I have an installation of DFM 4.02 running on a Windows Server 2008 R2 virtual machine. 12 GB RAM and 6 vCPU.
We are monitoring 8 filers in total, all running Ontap 8.1.1 7-mode.
Furthermore, we use Protection Manager extensively, with a multitude of datasets, protection polices, management of secondary space etc. This all works reasonably well. The major problem we are facing is that using the Management Console is really really slow. Quite frequently, we get error messages in the GUI stating that the current command has taken over 60 seconds before getting a response, would you like to retry?
A reboot makes the situation somewhat better, but not by miles. It's only a matter of time before the box slows down to the speed of running your hand through ice cold tar.
I've not done any twiddling of any performance related parameters of the sybase database. From other posts, I've learned that on Windows, db caches should dynamically use available memory in a semi intelligent fashion.

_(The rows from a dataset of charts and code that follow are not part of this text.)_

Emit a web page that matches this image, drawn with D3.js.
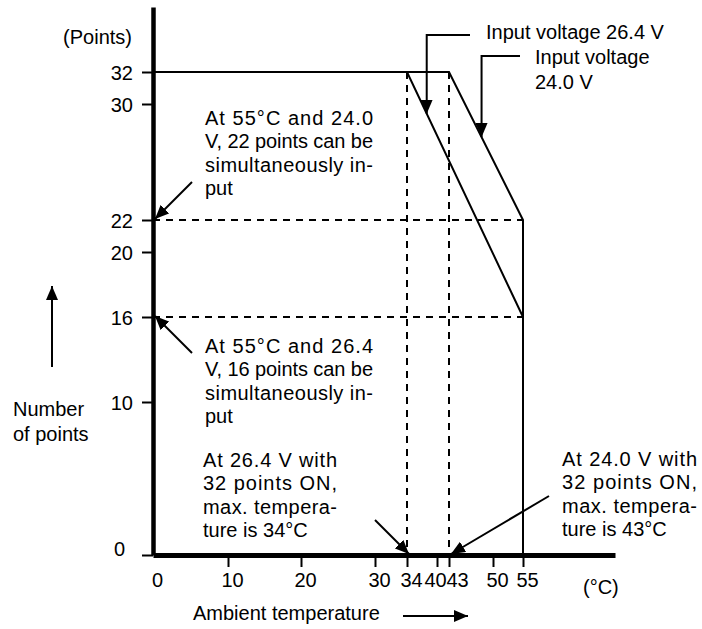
<!DOCTYPE html>
<html>
<meta charset="utf-8">
<script src="https://cdn.jsdelivr.net/npm/d3@7"></script>
<style>
body { margin: 0; background: #fff; }
text { font-family: "Liberation Sans", Arial, sans-serif; font-size: 20px; fill: #000; }
</style>
<body>
<script>

// tick values (the original drawing is not to scale, so scales are piecewise)
var xTicks = [0, 10, 20, 30, 34, 40, 43, 50, 55];
var yTicks = [0, 10, 16, 20, 22, 30, 32];

// derating curves: [ambient temperature, number of points]
var line264 = [[0, 32], [34, 32], [55, 16]];
var line240 = [[0, 32], [43, 32], [55, 22], [55, 0]];

// dashed guide lines
var guideTemps = [34, 43];
var guidePoints = [22, 16];

var notes = [
  {x: 205, y: 125, w: 168, lines: ["At 55°C and 24.0", "V, 22 points can be", "simultaneously in-", "put"]},
  {x: 205, y: 353, w: 168, lines: ["At 55°C and 26.4", "V, 16 points can be", "simultaneously in-", "put"]},
  {x: 203, y: 467, w: 134, lines: ["At 26.4 V with", "32 points ON,", "max. tempera-", "ture is 34°C"]},
  {x: 562, y: 466, w: 135, lines: ["At 24.0 V with", "32 points ON,", "max. tempera-", "ture is 43°C"]}
];

var width = 702, height = 629;

var svg = d3.select("body").append("svg")
  .attr("width", width)
  .attr("height", height);

var x = d3.scaleLinear()
  .domain([0, 10, 20, 30, 34, 40, 43, 50, 55, 68])
  .range([153, 228, 301, 375, 407, 437, 449, 493, 523, 615]);
var y = d3.scaleLinear()
  .domain([0, 10, 16, 20, 22, 30, 32, 36])
  .range([555, 402, 317, 252, 220, 104, 72, 7]);

// arrow head
svg.append("defs").append("marker")
  .attr("id", "head")
  .attr("viewBox", "0 0 14 12")
  .attr("refX", 14).attr("refY", 6)
  .attr("markerWidth", 14).attr("markerHeight", 12)
  .attr("markerUnits", "userSpaceOnUse")
  .attr("orient", "auto")
  .append("path").attr("d", "M0,0 L14,6 L0,12 Z").attr("fill", "#000");

// dashed guides
svg.selectAll(".vguide").data(guideTemps).enter().append("line")
  .attr("x1", d => x(d)).attr("x2", d => x(d))
  .attr("y1", y(32)).attr("y2", y(0))
  .attr("stroke", "#000").attr("stroke-width", 2).attr("stroke-dasharray", "7,6");
svg.selectAll(".hguide").data(guidePoints).enter().append("line")
  .attr("x1", x(0)).attr("x2", x(55))
  .attr("y1", d => y(d)).attr("y2", d => y(d))
  .attr("stroke", "#000").attr("stroke-width", 2).attr("stroke-dasharray", "7,6");

// curves
var line = d3.line().x(d => x(d[0])).y(d => y(d[1]));
[line264, line240].forEach(function(c) {
  svg.append("path").attr("d", line(c))
    .attr("fill", "none").attr("stroke", "#000").attr("stroke-width", 2);
});

// axes
var xAx = svg.append("g")
  .attr("transform", `translate(0,${y(0)})`)
  .call(d3.axisBottom(x).tickValues(xTicks).tickSize(12).tickSizeOuter(0));
xAx.select(".domain").attr("stroke-width", 5);
xAx.selectAll(".tick line").attr("stroke-width", 2).filter(d => d == 0).remove();
// labels sit a little right of their ticks; 40 and 43 are squeezed apart
xAx.selectAll(".tick text").attr("y", 32).attr("dy", 0)
  .attr("dx", d => d == 40 ? -2 : d == 43 ? 8 : 4)
  .style("font-size", "20px");

var yAx = svg.append("g")
  .attr("transform", `translate(${x(0)},0)`)
  .call(d3.axisLeft(y).tickValues(yTicks).tickSize(11).tickPadding(9).tickSizeOuter(0));
yAx.select(".domain").attr("stroke-width", 4.5);
yAx.selectAll(".tick line").attr("stroke-width", 2);
yAx.selectAll(".tick text").attr("dy", "0.35em").style("font-size", "20px");
yAx.selectAll(".tick").filter(d => d == 0).select("text").attr("dy", "0").attr("dx", -8);
svg.selectAll(".domain, .tick line").attr("stroke", "#000");

// horizontal part of curves over the axis
svg.append("line")
  .attr("x1", x(0)).attr("x2", x(43)).attr("y1", y(32)).attr("y2", y(32))
  .attr("stroke", "#000").attr("stroke-width", 2);

// axis labels
svg.append("text").attr("x", 132).attr("y", 44).attr("text-anchor", "end").text("(Points)");
svg.append("text").attr("x", 13).attr("y", 416).text("Number");
svg.append("text").attr("x", 13).attr("y", 441).text("of points");
svg.append("line").attr("x1", 52).attr("x2", 52).attr("y1", 367).attr("y2", 286)
  .attr("stroke", "#000").attr("stroke-width", 2).attr("marker-end", "url(#head)");
svg.append("text").attr("x", 193).attr("y", 620).text("Ambient temperature");
svg.append("line").attr("x1", 403).attr("x2", 468).attr("y1", 616).attr("y2", 616)
  .attr("stroke", "#000").attr("stroke-width", 2).attr("marker-end", "url(#head)");
svg.append("text").attr("x", 583).attr("y", 594).text("(°C)");

// note blocks, justified like the source
notes.forEach(function(n) {
  n.lines.forEach(function(s, i) {
    var t = svg.append("text").attr("x", n.x).attr("y", n.y + i * 23.3).text(s);
    if (i < n.lines.length - 1) t.attr("textLength", n.w).attr("lengthAdjust", "spacing");
  });
});

// straight pointers: tip in data units, tail as offset
var pointers = [
  {tip: [0, 22], off: [37, -37]},
  {tip: [0, 16], off: [37, 37]},
  {tip: [34, 0], off: [-34, -34]},
  {tip: [43, 0], off: [98, -58]}
];
pointers.forEach(function(p) {
  var tx = x(p.tip[0]) + 2, ty = y(p.tip[1]) - 1;
  svg.append("line")
    .attr("x1", tx + p.off[0]).attr("y1", ty + p.off[1])
    .attr("x2", tx).attr("y2", ty)
    .attr("stroke", "#000").attr("stroke-width", 2).attr("marker-end", "url(#head)");
});

// voltage labels with elbow leaders pointing at the sloped part
function onSeg(a, b, t) {
  return [x(a[0]) + (x(b[0]) - x(a[0])) * t, y(a[1]) + (y(b[1]) - y(a[1])) * t];
}
var tip1 = onSeg(line264[1], line264[2], 0.17);
var tip2 = onSeg(line240[1], line240[2], 0.44);
svg.append("path").attr("d", `M470,35 H${tip1[0]} V${tip1[1]}`)
  .attr("fill", "none").attr("stroke", "#000").attr("stroke-width", 2).attr("marker-end", "url(#head)");
svg.append("path").attr("d", `M520,56 H${tip2[0]} V${tip2[1]}`)
  .attr("fill", "none").attr("stroke", "#000").attr("stroke-width", 2).attr("marker-end", "url(#head)");
svg.append("text").attr("x", 486).attr("y", 39).text("Input voltage 26.4 V");
svg.append("text").attr("x", 535).attr("y", 64).text("Input voltage");
svg.append("text").attr("x", 535).attr("y", 89).text("24.0 V");

</script>
</body>
</html>
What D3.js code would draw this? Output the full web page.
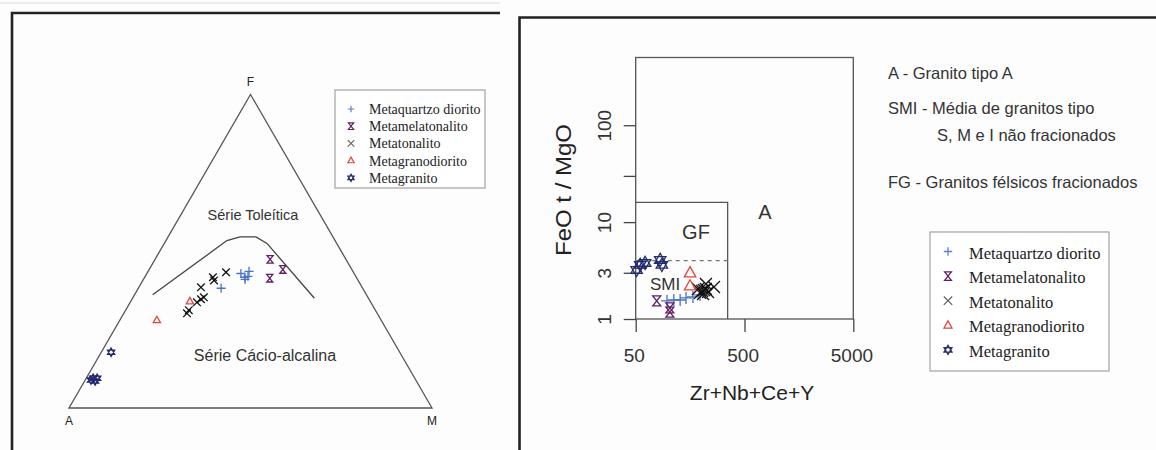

Last night was really bad, we had a lot of backup jobs failing all over the place and I can only summarize this was due to the DFM server being slower than ever, so we rebooted this morning.
Looking the sybase.log file, I can for example see:
Performance warning: Database file "D:\Program Files (x86)\NetApp\DataFabric Manager\DFM\data\monitordb.db" consists of 56 disk fragments
Performance warning: No unique index or primary key for table "srmFiles" in database "monitordb"
The SRM bit worries me. We also use FileSRM to monitor our NAS environment, which is made up by only two vFilers, but with terabytes and terabytes of data. We serve tens of thousands of users, and we have file scans running several days a week with a staggered schedule.
Will FileSRM store its data into the monitor.db (looks like it), and will this potentially slow down all other operations?
When just looking in task manager in Windows, I notice a fairly high CPU utilization on the server, and the process dbsrv10.exe is the culprit. Not that the process is pegging the CPU, but it's still running 30 - 70 %, and that's across 6 vCPUs.
Quick question. You said you are using Protection Manager extensively. Do you have any datasets that are out of conformance? Or are any conformance jobs that are long running? I have seen conformance totally choke a 4.x system before. Like put the strangle hold down so the system is basically unusable and takes FOREVER for things to load. In my example the conformance issues were due to exhausted resource pools. Once I fixed the resource pools, conformance was able to run and performance returned to normal.
Check the conformance log for details about any datasets that are non-conformant.
12Gb of RAM and 6 vCPUs should be plenty to work with - are you reserving the resources or allocating them? For a heavy ProtMgr environment plus monitoring I recommend reserving half of these resources for the VM (6Gb RAM 3vCPU) and report back.
FSRM is no longer supported nor sold, and it can add a large amount of data to the db which can slow down the server.
You might also consider upgrading to 5.0.2P1 or 5.1 64 bit to take advantage of the larger addressable memory space assuming the server is x64 - this would allow the server to work more efficiently especially if the db is larger (>4Gb).